■ **DIRECTIVE**
Please give back word for word the lines below, from the first one through the one with "NullFormatter, FixedLocator)".
________________________________________
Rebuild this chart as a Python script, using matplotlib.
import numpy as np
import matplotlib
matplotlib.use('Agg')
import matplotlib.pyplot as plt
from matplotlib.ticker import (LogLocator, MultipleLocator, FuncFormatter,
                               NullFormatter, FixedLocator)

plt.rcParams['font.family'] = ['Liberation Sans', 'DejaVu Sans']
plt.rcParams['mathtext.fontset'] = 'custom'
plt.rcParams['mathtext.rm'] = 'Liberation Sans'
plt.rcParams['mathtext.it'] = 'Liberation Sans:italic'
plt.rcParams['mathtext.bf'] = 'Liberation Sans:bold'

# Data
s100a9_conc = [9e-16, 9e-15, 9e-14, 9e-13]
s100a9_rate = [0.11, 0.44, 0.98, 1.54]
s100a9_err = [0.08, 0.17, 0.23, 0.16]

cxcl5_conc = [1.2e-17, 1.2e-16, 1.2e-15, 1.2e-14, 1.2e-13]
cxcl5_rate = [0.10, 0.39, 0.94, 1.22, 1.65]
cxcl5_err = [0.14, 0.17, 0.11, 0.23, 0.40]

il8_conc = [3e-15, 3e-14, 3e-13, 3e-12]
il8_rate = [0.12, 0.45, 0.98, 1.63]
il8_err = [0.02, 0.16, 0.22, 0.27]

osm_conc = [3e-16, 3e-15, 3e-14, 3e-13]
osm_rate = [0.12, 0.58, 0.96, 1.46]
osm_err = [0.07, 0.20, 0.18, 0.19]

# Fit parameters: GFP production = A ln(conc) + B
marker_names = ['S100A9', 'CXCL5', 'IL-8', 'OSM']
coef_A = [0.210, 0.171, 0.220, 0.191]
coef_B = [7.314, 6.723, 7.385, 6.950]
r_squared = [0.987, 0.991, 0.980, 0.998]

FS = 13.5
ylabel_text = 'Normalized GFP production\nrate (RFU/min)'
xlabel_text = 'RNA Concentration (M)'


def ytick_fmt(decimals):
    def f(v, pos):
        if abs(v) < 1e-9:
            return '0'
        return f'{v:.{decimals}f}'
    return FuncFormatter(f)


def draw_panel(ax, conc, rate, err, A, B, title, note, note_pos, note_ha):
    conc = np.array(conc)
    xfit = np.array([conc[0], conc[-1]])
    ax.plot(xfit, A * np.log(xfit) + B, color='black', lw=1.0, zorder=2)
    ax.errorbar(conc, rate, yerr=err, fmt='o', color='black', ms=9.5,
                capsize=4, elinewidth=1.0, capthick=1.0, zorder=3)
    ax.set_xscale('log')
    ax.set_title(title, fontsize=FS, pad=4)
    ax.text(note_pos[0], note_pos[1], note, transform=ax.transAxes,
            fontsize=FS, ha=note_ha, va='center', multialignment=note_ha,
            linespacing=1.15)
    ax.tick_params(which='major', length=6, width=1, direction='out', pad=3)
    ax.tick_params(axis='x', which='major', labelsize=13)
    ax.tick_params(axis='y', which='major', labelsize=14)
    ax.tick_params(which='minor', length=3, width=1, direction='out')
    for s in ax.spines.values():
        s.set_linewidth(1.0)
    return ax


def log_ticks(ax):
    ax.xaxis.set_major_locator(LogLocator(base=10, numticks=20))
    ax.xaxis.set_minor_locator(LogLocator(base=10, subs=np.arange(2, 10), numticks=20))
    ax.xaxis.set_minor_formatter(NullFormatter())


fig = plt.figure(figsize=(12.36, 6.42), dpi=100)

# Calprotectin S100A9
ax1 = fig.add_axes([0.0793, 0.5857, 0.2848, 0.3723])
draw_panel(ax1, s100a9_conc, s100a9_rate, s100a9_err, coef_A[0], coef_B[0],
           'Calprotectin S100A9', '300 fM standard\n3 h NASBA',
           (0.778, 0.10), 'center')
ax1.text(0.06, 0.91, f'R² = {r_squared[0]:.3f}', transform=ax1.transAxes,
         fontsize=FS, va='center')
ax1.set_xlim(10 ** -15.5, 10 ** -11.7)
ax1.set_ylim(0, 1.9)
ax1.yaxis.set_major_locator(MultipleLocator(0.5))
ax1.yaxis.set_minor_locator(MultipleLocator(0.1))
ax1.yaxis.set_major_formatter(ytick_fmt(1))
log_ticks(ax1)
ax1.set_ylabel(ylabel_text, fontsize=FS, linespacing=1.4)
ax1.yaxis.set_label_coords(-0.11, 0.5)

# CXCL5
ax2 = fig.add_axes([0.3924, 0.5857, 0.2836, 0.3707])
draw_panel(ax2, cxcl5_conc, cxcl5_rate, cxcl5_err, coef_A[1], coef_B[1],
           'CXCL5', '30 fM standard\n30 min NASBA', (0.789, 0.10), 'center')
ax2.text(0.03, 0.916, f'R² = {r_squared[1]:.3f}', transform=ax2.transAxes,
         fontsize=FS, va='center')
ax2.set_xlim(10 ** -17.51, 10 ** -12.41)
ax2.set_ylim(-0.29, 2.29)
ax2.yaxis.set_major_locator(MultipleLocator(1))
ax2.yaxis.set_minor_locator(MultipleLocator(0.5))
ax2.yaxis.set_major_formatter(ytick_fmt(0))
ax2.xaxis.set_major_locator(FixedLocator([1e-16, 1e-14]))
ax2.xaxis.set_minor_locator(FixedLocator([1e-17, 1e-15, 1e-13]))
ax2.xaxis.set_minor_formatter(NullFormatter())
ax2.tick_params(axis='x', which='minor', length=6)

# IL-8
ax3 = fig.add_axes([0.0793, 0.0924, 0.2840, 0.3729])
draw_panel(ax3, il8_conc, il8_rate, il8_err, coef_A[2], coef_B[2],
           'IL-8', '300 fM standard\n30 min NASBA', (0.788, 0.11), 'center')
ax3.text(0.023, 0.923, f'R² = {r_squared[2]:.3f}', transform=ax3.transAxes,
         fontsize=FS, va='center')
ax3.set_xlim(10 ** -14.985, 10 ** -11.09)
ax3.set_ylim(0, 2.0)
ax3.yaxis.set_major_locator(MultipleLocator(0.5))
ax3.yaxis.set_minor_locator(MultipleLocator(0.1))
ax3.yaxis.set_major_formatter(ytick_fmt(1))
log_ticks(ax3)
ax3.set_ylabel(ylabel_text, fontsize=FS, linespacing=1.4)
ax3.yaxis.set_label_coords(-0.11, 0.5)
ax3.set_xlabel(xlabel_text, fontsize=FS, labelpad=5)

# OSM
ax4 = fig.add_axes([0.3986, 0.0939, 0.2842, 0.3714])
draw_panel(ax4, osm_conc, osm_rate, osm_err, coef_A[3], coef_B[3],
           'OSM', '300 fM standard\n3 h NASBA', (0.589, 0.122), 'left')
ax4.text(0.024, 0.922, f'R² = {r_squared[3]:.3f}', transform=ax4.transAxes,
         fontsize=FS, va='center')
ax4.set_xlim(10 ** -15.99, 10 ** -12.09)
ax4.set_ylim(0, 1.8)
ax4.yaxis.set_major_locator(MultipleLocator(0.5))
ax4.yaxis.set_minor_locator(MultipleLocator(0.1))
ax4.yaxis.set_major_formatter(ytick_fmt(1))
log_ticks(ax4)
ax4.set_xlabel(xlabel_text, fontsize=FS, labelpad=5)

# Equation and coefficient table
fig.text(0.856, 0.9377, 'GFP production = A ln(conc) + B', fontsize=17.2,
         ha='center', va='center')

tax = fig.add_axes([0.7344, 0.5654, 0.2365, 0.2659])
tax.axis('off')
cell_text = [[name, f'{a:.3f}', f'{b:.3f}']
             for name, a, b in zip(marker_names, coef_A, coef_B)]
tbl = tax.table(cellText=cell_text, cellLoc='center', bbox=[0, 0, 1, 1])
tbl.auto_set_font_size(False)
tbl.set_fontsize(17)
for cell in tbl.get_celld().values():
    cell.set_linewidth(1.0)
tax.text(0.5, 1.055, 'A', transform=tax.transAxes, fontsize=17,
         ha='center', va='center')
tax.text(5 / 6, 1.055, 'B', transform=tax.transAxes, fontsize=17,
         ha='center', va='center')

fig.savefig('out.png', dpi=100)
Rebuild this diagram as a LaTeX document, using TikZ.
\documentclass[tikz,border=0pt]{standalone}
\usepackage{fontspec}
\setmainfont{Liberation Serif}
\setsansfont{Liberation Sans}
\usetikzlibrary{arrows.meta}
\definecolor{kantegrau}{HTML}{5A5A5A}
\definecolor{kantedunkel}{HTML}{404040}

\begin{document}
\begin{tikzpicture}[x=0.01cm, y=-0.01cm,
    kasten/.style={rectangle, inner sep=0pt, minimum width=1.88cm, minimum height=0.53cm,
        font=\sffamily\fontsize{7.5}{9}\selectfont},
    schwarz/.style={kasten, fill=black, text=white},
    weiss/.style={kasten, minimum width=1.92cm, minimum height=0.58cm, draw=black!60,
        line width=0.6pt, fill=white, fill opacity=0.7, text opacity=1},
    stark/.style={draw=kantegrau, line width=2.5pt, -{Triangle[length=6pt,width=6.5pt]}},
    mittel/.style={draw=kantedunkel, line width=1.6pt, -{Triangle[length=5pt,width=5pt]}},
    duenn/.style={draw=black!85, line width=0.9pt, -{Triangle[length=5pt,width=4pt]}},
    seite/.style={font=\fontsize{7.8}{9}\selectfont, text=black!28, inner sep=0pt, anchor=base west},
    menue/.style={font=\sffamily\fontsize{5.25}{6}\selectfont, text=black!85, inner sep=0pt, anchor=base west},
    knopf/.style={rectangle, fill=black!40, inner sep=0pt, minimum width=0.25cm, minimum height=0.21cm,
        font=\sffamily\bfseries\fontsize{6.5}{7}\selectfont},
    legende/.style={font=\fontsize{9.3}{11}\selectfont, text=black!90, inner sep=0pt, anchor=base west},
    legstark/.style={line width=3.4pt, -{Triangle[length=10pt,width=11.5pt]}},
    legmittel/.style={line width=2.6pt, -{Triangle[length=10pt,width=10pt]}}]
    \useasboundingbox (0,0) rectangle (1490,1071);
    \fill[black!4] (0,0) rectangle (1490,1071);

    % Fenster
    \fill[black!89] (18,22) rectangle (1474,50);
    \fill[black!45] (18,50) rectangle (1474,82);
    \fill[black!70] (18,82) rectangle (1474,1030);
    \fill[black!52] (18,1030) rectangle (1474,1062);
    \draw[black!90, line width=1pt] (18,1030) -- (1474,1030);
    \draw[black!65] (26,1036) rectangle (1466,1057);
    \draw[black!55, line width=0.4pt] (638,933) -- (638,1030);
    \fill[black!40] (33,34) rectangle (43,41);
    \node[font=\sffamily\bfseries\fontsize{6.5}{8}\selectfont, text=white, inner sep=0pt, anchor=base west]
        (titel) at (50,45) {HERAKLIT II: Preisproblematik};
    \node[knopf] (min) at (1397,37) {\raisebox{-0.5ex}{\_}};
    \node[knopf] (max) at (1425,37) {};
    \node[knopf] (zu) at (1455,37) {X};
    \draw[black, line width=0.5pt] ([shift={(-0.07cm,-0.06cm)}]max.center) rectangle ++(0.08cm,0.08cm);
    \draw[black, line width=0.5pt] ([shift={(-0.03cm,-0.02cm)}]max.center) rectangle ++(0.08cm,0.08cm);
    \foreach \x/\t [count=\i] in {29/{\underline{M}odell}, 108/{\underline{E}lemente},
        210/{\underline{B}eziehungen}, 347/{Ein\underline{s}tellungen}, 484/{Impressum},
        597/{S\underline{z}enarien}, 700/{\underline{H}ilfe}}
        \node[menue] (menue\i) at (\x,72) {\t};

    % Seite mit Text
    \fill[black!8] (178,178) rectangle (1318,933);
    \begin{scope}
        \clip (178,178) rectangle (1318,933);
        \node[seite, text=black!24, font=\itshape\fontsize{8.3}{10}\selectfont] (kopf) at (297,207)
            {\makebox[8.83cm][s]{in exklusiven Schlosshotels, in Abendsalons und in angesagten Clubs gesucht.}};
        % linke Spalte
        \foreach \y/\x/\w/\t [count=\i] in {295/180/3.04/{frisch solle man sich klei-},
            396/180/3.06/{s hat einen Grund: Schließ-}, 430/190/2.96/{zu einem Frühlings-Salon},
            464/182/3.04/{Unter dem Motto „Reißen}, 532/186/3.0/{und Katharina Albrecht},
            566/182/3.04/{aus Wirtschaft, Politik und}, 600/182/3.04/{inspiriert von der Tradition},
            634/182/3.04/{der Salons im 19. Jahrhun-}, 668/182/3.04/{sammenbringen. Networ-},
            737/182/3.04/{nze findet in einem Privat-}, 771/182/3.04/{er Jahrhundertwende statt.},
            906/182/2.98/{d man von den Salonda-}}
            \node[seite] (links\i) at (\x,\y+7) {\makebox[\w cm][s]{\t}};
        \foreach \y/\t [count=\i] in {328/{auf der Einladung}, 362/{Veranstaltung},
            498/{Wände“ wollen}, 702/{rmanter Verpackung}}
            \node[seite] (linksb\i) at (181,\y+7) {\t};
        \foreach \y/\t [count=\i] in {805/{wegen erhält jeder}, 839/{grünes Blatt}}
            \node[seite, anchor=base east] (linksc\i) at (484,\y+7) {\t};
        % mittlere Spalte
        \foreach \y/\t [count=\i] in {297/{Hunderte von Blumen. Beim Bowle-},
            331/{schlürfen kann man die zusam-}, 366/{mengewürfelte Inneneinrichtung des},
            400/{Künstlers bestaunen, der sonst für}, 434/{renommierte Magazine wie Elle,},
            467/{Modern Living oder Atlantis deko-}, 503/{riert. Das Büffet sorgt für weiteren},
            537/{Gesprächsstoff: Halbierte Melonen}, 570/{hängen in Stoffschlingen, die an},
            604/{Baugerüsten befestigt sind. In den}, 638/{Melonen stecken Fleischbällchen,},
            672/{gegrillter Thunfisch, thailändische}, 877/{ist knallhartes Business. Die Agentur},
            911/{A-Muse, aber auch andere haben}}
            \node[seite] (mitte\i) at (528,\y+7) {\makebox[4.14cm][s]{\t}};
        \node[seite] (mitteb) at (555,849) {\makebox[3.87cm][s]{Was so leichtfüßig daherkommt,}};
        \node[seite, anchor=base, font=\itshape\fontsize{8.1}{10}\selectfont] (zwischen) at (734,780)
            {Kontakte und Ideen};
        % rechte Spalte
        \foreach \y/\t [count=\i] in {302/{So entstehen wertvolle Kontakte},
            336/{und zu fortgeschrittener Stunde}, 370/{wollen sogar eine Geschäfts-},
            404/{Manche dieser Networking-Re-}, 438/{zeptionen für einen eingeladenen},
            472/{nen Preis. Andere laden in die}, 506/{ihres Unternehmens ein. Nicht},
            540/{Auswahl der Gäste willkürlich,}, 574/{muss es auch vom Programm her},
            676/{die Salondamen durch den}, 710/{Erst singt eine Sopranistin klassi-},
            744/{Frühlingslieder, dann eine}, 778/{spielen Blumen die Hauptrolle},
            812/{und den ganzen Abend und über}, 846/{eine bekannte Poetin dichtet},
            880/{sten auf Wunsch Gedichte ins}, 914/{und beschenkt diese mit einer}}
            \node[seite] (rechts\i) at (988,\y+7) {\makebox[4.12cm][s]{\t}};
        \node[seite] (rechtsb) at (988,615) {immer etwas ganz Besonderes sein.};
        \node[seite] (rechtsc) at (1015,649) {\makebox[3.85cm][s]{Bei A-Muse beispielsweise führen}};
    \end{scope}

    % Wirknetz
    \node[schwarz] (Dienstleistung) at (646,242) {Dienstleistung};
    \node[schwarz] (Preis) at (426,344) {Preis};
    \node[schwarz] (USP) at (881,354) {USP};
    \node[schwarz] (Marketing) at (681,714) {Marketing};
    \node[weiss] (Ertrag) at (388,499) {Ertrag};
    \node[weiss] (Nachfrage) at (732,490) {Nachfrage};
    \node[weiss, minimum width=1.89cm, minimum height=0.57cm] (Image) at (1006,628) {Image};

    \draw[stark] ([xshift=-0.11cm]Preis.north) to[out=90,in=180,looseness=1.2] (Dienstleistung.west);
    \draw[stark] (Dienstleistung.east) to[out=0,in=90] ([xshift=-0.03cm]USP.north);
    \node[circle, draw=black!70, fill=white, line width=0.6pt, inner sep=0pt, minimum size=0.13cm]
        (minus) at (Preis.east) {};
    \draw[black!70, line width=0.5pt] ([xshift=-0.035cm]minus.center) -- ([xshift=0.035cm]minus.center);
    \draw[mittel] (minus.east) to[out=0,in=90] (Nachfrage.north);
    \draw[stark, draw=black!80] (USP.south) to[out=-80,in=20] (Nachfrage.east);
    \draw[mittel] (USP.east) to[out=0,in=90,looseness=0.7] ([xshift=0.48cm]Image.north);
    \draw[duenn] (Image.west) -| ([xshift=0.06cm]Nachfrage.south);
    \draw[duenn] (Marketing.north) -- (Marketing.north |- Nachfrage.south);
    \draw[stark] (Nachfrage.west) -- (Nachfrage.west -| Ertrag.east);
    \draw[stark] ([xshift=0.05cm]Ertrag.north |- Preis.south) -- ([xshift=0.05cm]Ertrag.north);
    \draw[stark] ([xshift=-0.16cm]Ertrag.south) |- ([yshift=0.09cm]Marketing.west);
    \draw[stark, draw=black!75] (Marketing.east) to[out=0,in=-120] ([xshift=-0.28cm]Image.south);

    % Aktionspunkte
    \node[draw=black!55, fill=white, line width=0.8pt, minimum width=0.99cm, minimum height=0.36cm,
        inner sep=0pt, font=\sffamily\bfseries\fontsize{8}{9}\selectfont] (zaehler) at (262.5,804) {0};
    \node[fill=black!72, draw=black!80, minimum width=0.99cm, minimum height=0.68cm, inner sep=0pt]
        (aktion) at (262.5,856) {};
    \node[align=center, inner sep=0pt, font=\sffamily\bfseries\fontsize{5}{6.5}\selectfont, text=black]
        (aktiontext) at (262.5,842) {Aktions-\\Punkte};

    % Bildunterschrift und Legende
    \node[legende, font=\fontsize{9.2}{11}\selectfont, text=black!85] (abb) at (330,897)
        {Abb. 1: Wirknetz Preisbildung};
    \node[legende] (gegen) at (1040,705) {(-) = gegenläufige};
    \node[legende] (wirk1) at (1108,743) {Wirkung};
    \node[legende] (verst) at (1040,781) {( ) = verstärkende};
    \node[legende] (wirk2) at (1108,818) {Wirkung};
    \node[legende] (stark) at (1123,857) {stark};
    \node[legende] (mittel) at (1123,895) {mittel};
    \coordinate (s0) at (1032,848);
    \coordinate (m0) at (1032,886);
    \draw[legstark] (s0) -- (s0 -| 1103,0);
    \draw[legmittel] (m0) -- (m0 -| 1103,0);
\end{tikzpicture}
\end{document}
________________________________________
■ **RESPONSE FOR THIS EXERCISE**
Rebuild this chart as a Python script, using matplotlib.
import numpy as np
import matplotlib
matplotlib.use('Agg')
import matplotlib.pyplot as plt
from matplotlib.ticker import (LogLocator, MultipleLocator, FuncFormatter,
                               NullFormatter, FixedLocator)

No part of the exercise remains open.